Issue: March 2009

Bailout Plan


Customer have threatenend it, and some have done it.
 
The remaining hometown banks can’t quantify it.

A PNC Bank spokesman in, ahem, Pittsburgh, says it is nothing on which his company will comment. “Well, that’s something that we typically could not disclose for a particular region,” says Fred Solomon.

We’re talking about the bounce — customers leaving National City as it begins a two-year transformation into PNC Bank.

The real numbers may never be known, but stories of Browns fans or Northeast Ohio boosters who have already bailed are out there. But some of the region’s marketing minds say PNC can take some of the spring out of a fleeing customer’s step. Just because houses and investment portfolios have lost massive amounts of equity lately doesn’t mean the brand of a bank that’s nearly as old as Cleveland has to as well.

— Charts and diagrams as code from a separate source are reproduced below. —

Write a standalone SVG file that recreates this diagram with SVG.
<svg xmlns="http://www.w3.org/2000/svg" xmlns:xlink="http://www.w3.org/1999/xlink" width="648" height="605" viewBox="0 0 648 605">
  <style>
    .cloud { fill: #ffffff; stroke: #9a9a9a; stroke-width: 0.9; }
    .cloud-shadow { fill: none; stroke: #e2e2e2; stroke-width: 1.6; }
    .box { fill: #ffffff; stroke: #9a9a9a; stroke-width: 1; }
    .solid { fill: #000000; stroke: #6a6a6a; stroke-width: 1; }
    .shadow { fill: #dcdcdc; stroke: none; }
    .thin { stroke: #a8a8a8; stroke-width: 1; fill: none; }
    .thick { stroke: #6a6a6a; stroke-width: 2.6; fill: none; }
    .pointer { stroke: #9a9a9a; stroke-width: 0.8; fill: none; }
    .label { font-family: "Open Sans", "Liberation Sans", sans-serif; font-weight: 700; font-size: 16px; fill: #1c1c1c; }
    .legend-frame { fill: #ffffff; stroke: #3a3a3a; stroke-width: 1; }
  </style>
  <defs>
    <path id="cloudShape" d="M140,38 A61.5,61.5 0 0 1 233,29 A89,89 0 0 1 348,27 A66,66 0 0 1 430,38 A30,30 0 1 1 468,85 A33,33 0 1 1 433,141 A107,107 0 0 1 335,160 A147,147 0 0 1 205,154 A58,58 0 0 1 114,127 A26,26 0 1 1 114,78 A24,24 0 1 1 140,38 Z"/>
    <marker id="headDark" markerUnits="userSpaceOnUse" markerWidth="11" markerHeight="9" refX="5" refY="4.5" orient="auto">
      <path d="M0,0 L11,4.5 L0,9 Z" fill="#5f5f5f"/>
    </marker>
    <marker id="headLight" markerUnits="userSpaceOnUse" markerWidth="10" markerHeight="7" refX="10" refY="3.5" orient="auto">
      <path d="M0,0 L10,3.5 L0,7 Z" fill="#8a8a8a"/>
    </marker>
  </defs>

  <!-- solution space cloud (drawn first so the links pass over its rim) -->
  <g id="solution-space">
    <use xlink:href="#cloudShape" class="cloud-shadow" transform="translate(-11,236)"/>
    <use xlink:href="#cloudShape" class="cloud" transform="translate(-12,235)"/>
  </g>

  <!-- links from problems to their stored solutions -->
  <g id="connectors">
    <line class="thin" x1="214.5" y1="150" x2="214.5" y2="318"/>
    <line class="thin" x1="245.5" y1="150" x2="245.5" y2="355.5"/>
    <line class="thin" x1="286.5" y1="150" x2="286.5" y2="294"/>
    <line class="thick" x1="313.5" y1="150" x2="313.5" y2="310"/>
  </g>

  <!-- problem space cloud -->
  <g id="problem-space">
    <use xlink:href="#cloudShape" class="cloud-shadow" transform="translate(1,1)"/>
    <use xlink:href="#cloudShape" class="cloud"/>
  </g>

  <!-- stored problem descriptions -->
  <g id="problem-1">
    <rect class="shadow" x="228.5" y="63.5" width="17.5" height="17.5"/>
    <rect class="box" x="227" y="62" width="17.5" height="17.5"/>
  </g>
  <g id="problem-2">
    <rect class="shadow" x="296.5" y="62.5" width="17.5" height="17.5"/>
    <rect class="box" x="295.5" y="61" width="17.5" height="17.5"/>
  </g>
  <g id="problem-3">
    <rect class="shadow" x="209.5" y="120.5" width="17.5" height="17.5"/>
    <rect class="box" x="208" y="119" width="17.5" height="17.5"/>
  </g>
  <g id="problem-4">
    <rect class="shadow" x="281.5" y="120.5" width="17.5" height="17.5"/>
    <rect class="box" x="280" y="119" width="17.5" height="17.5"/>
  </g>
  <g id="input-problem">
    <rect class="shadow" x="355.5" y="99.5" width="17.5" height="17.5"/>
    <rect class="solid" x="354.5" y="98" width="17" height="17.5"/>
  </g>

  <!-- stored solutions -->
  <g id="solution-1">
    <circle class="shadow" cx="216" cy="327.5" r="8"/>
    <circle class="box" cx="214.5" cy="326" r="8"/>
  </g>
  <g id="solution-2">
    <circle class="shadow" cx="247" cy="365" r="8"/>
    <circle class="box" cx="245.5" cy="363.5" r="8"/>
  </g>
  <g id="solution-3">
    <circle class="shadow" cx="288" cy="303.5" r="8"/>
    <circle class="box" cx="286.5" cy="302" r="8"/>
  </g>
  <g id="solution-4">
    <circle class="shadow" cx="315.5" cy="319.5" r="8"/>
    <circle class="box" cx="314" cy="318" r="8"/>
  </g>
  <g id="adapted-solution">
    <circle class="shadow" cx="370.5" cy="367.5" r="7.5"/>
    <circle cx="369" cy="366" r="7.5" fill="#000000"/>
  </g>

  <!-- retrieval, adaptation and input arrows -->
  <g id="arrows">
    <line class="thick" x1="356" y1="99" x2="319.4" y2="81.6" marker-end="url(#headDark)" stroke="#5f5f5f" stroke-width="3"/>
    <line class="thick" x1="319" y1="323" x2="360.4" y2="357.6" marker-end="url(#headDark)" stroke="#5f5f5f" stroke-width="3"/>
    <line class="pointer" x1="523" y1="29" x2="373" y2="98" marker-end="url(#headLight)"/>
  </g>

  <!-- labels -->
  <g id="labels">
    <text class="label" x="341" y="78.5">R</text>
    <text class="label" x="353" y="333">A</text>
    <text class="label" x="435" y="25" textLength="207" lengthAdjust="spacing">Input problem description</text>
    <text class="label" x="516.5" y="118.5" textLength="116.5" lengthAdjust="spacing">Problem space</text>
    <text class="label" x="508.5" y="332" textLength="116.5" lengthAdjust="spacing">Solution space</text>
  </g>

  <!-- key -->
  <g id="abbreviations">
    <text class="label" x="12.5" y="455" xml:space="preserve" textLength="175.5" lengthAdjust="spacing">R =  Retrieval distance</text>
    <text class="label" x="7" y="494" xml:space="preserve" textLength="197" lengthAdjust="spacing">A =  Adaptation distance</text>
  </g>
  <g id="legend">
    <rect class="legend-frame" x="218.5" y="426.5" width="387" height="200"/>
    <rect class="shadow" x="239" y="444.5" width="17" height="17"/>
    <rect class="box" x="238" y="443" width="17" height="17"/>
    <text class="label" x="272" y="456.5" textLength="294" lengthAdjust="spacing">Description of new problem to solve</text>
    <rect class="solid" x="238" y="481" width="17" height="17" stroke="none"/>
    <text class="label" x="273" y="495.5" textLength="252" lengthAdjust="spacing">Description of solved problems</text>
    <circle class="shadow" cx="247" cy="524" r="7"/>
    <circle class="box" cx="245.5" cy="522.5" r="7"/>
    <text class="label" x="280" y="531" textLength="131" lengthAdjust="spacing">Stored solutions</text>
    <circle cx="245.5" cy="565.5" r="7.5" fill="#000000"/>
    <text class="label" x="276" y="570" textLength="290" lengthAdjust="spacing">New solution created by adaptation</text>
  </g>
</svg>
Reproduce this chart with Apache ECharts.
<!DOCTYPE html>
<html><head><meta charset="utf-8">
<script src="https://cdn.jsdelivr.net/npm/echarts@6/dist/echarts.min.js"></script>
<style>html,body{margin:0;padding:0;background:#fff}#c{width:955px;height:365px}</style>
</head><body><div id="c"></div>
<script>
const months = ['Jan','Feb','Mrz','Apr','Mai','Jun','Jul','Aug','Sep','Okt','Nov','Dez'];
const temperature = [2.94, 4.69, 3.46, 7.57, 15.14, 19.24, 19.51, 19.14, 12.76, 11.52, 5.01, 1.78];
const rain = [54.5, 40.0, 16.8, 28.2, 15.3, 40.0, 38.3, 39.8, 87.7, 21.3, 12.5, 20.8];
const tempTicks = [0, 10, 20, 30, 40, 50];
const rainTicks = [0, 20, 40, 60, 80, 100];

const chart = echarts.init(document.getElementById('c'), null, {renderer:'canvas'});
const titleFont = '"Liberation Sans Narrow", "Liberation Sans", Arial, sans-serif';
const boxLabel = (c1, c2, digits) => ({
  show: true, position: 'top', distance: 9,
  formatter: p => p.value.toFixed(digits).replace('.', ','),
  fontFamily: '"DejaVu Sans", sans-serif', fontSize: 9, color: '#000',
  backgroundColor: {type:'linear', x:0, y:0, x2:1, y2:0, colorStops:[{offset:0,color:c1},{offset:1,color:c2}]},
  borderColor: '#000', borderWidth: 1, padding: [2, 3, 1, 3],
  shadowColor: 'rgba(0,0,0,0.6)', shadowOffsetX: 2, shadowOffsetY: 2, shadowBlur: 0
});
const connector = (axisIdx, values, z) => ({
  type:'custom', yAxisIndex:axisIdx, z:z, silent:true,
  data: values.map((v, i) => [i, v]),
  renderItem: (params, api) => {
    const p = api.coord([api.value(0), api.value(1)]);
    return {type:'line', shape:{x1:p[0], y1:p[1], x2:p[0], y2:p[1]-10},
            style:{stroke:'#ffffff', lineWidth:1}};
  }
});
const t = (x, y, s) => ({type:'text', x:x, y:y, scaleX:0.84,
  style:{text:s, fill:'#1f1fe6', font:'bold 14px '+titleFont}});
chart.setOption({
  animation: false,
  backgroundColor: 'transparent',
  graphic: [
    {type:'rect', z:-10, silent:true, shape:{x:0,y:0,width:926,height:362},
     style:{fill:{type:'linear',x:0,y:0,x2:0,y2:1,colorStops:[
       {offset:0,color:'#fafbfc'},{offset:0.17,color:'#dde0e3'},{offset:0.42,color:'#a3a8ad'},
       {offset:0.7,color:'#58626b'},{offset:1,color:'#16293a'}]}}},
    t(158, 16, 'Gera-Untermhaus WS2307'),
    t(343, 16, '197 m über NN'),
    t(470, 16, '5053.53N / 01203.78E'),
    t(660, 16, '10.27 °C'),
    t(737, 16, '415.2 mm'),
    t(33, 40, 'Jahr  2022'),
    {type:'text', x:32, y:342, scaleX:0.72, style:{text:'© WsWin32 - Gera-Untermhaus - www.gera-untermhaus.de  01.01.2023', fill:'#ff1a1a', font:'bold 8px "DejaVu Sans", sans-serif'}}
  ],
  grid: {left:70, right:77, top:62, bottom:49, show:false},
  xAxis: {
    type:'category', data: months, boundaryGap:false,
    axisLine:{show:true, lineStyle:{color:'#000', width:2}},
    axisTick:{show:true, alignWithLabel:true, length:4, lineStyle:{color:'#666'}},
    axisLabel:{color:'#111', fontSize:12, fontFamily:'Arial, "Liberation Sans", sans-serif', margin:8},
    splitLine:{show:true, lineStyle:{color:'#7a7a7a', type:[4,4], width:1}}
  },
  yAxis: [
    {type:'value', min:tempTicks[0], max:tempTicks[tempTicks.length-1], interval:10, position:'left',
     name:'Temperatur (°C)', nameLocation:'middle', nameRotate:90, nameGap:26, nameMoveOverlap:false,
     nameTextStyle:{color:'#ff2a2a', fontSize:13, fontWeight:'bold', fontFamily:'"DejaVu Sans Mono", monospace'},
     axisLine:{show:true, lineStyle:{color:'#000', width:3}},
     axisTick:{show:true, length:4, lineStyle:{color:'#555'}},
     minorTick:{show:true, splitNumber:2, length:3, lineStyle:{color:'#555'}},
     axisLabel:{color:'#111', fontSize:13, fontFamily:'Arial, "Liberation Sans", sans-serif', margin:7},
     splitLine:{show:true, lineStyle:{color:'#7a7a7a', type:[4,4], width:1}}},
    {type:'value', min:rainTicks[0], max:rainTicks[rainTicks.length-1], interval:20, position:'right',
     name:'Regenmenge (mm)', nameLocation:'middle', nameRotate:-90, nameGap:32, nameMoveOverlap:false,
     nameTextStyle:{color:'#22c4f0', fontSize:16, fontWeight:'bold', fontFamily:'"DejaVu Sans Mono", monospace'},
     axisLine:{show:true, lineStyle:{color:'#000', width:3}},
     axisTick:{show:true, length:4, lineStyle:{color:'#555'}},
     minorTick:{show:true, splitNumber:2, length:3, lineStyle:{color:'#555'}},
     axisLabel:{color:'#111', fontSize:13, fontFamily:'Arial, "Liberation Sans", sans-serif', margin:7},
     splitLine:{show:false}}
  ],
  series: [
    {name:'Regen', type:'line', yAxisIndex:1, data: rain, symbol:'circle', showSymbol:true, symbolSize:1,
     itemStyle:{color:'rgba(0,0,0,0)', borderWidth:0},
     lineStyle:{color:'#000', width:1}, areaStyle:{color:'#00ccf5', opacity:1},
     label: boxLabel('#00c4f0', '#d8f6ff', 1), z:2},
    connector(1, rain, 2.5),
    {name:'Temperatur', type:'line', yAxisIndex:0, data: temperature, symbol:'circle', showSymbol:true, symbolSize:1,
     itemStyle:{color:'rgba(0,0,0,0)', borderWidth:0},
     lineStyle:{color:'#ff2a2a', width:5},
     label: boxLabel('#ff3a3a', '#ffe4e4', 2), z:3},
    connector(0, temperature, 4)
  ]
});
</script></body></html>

Dave Cockley, who teaches marketing in the University of Akron’s college of business administration, says National City’s new owners need to work to make sure the signs, logos and letterhead are the only things that switch in coming months.

“What PNC has to do from a brand standpoint is to try to manage and reshore that link that people have with National City and Cleveland and Ohio,” says Gary Hunter, an assistant professor of marketing at Case Western Reserve University’s Weatherhead School of Management.

Cockley puts the stress and strain surrounding the sale more succinctly. “It would have to be Pittsburgh, wouldn’t it,” he laughs.
 
Here are their suggestions for what PNC (or any business) can do to help stave off customer flight in the wake of a takeover.

Keep customers updated, educated and placated: Let Jim Rohr, PNC’s chairman, explain the changes through direct mailings. Companies taking over troubled competition often rush to erase history, but PNC needs to move slowly and cautiously, says Cockley, who is both a Clevelander and a National City customer. Also, throw weary customers some perks to keep them focused on staying, not straying. “It’s not giving away the shop,” he says, “but offering some new marketing overtures to enhance it.”

Power to the people:
Accentuate your human capital, the faces at local branches that will likely stay the same through the change. “If they replaced all those people, that would be a disaster,” Hunter says. “Run promotions that emphasize that they’re still the same people that you’ve come to know and trust.” If PNC doesn’t capitalize on that strategy, he says, one of Ohio’s remaining banks surely will.

Let Sleeping Dawgs Lie: Know that large segments of your new market already have some pretty negative associations with the P-word. Hunter has heard students boo classmates who reveal they’re from the Steel City. As PNC builds its reputation in the region, Cockley says the bank should stick to sponsoring civic organizations and nonprofits and steer clear of the stadium. “PNC probably wouldn’t opt to sponsor something that had to do with the Browns,” he says. “It just bubbles up to the surface the rivalries and the feelings.”